What’s the most critical metric for early-stage app growth?
While installs are exciting, the most critical metric for early-stage app growth is retention rate, specifically Day 1, Day 7, and Day 30 retention. If users aren’t sticking around, all your acquisition efforts are wasted. Focus on improving retention first, then scale acquisition.
How much budget should I allocate to user acquisition initially?
There’s no one-size-fits-all answer, but a common rule of thumb for venture-backed apps is to allocate 20-30% of your initial marketing budget to testing and optimizing user acquisition channels before scaling. Start small, prove your LTV:CAC (Lifetime Value to Customer Acquisition Cost) ratio, and then increase spend.

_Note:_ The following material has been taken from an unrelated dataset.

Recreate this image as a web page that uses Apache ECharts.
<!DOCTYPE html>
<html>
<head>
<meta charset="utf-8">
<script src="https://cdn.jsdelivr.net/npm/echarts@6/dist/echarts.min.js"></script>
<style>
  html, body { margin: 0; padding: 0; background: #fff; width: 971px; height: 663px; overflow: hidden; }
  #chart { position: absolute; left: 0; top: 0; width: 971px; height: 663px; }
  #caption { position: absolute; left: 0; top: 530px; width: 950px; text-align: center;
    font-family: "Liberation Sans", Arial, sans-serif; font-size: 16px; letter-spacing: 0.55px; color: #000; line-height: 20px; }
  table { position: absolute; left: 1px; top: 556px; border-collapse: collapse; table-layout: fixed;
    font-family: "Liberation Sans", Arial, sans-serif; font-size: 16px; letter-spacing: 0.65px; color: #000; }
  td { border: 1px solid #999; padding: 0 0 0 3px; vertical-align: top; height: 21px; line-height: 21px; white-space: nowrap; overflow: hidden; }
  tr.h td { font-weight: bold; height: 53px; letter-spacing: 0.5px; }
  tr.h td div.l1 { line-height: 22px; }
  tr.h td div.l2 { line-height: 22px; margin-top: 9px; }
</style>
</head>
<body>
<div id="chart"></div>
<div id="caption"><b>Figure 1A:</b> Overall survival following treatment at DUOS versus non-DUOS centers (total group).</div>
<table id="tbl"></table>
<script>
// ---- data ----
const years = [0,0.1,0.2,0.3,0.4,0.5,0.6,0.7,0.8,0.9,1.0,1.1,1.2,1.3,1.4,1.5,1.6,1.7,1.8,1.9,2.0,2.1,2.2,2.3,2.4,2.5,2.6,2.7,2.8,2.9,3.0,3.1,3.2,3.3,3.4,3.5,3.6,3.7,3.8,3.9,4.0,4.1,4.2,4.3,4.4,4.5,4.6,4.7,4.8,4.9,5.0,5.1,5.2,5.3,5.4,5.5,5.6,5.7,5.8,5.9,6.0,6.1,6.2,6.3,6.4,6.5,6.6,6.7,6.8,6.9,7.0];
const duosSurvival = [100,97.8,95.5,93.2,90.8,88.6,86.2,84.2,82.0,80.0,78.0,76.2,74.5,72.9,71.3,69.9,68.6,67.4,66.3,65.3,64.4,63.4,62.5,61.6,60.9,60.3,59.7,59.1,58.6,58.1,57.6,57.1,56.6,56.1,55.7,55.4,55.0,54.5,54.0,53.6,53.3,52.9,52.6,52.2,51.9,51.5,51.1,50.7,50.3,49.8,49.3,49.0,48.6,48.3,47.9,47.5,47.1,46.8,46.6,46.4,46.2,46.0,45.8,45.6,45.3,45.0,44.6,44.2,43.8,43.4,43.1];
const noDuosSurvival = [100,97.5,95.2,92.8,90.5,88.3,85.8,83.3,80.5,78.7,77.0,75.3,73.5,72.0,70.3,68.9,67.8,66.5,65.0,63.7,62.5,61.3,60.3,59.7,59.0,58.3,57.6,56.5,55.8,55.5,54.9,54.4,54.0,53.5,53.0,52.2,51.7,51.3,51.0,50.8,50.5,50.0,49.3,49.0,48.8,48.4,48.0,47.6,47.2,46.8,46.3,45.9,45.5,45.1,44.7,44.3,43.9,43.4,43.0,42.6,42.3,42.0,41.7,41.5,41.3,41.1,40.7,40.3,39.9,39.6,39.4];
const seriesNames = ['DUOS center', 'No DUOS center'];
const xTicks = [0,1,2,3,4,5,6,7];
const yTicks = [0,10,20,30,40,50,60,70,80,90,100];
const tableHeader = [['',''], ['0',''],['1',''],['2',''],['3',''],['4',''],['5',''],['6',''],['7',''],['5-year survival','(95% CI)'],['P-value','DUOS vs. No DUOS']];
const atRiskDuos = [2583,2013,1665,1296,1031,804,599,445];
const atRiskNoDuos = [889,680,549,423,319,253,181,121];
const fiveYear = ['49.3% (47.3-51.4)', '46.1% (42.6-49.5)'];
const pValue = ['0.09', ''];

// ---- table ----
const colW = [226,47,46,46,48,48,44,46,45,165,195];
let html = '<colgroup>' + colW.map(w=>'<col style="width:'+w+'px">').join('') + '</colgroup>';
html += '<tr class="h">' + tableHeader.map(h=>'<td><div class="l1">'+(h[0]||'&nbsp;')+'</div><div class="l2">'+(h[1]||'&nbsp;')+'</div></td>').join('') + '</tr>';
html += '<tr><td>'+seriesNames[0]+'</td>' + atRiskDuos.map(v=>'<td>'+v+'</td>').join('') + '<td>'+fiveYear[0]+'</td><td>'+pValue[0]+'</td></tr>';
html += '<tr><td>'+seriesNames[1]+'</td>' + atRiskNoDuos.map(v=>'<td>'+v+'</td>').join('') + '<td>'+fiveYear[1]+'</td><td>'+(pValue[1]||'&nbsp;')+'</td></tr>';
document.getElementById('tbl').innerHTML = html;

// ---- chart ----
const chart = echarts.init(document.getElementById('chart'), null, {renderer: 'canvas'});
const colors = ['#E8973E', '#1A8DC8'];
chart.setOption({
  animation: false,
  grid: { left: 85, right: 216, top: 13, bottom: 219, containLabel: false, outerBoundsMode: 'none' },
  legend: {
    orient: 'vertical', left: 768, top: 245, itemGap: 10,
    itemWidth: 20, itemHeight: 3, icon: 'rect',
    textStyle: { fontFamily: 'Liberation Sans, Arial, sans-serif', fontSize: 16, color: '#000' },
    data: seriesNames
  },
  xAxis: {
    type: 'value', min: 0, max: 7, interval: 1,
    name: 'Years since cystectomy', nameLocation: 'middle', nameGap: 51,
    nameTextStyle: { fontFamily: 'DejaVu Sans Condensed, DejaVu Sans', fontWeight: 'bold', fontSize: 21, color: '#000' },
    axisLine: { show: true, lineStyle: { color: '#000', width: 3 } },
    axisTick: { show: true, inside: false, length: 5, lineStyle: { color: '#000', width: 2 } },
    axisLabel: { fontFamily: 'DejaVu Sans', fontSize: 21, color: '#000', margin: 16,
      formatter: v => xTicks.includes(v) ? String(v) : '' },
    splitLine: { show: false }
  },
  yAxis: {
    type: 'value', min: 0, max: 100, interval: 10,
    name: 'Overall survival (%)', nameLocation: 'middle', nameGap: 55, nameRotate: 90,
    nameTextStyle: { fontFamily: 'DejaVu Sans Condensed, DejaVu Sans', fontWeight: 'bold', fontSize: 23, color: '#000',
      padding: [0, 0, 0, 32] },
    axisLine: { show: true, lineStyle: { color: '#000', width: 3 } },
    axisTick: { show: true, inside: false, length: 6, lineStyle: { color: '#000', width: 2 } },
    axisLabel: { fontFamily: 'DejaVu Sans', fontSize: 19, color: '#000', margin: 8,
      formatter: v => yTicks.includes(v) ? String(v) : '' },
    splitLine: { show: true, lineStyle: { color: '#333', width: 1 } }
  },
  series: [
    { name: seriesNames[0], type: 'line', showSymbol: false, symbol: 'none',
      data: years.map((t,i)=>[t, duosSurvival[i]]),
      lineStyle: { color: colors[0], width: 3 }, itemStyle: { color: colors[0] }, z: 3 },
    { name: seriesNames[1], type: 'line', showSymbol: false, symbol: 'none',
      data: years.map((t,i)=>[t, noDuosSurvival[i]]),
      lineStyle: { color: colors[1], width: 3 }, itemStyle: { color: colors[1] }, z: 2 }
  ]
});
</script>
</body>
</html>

Should I focus on organic or paid growth first?
You need both, but for rapid, scalable growth, paid acquisition provides immediate data and control that organic methods often lack. Paid campaigns allow you to test hypotheses quickly, iterate on creatives, and identify profitable channels, which can then inform your organic strategies.
How often should I refresh my ad creatives?
Ad creative fatigue is real and costly. I recommend refreshing your top-performing ad creatives every 3-4 weeks for Meta and other social platforms, and every 6-8 weeks for Google App Campaigns. Continuously A/B test new variations to keep your audience engaged and prevent diminishing returns.
What’s a good LTV:CAC ratio to aim for?
A healthy LTV:CAC ratio is generally considered to be 3:1 or higher. This means that for every dollar you spend to acquire a customer, they generate at least three dollars in revenue over their lifetime. Anything below 1:1 means you’re losing money on every acquisition.